Well, as much as I like to encourage DIY, I really wonder if this is for you. Get it wrong and you have an excellent chance of blowing a battery, frying your wiring and maybe hurt yourself while you're at it.

Originally Posted by rapattack View Post
Um what did you mean by the last sentence?
You know what a car battery looks like "in the nude"? It has two exposed metal nubs, one is the positive terminal(AKA anode) one is the negative terminal (AKA cathode).
What you have hiding under your tape patches (top two to the left, middle two to the right and last two to the left again) are the terminals to your batteries.

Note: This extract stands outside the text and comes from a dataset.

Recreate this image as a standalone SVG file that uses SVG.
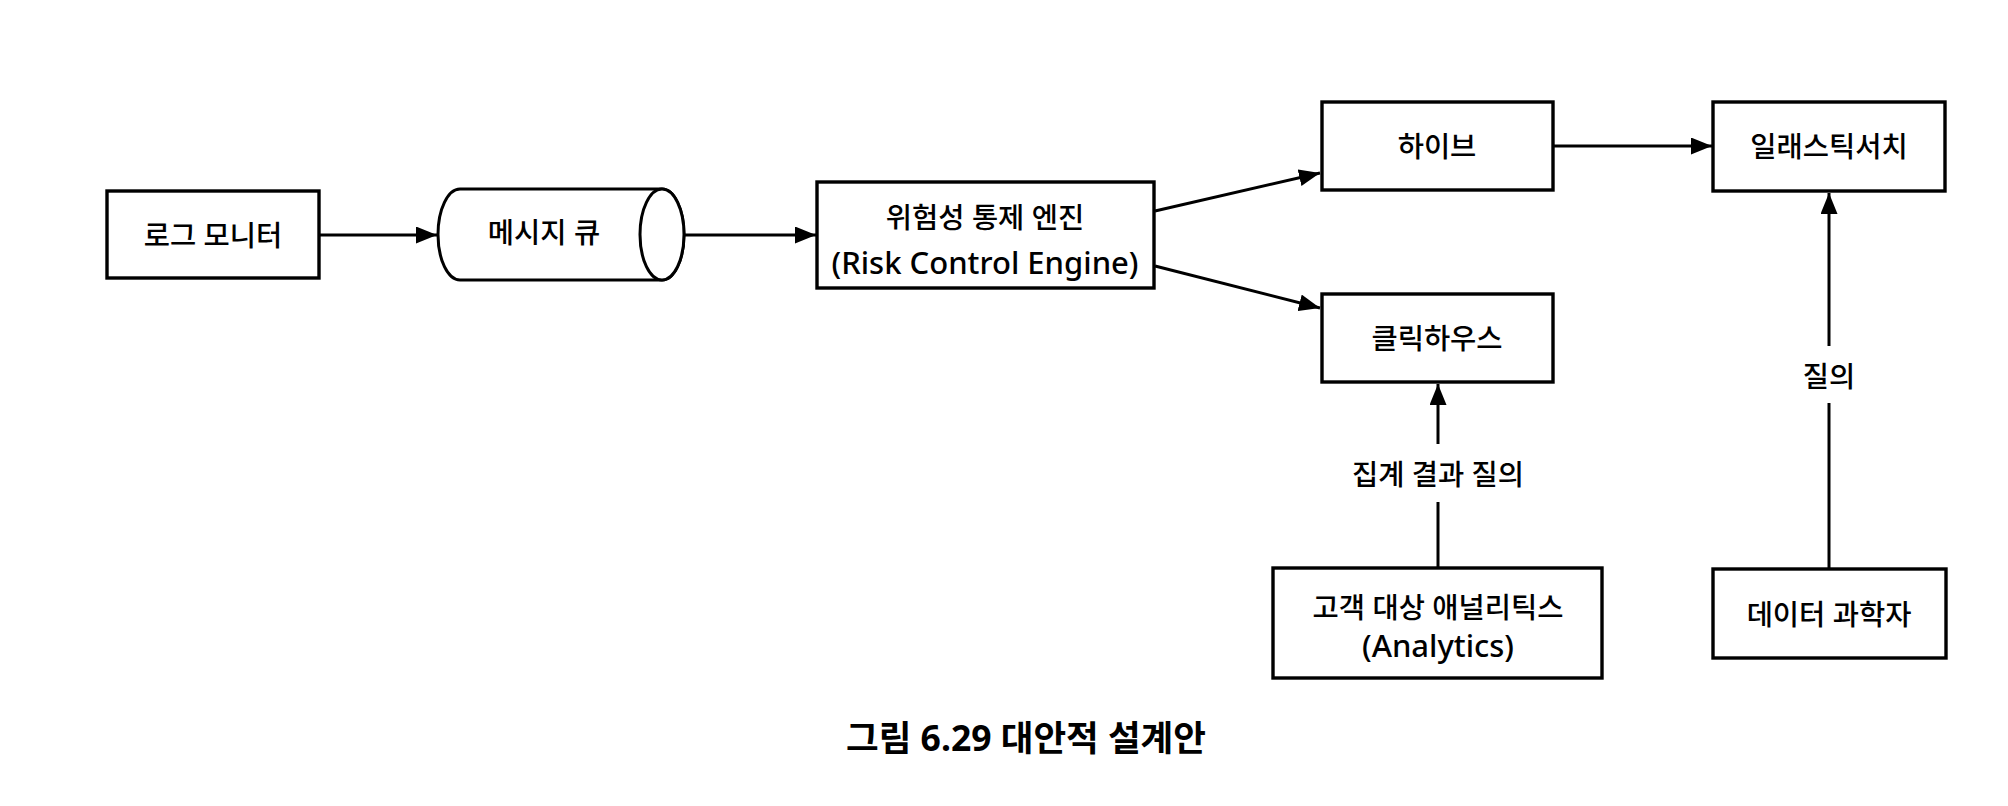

On #4 and #5 you can even see a hint of red poking through, telling us that those are positive terminals.
It is Very Important not to get an accidental connection between these terminals. If that happens the battery will try to deliver as much power as it possibly can, as fast as it can.
If you think your melted fuse holder looks bad now, well that's nothing compared to what a shorted battery can do.

Putting a tape patch on like that is rather weak protection, #3 looks like it's on its way to wear through already.
With regular hot glue(you know, applicator gun, glue in sticks, common in arts & crafts use) you could simply pull the tape off, clean away the adhesive residue, and form a puddle of glue over each terminal (it'll sit like if you mashed a chewing gum over it) and get a higher degree of protection.
The other option is to keep monitoring the terminals, and to replace the tape patches with new ones whenever they start to come off or wear through.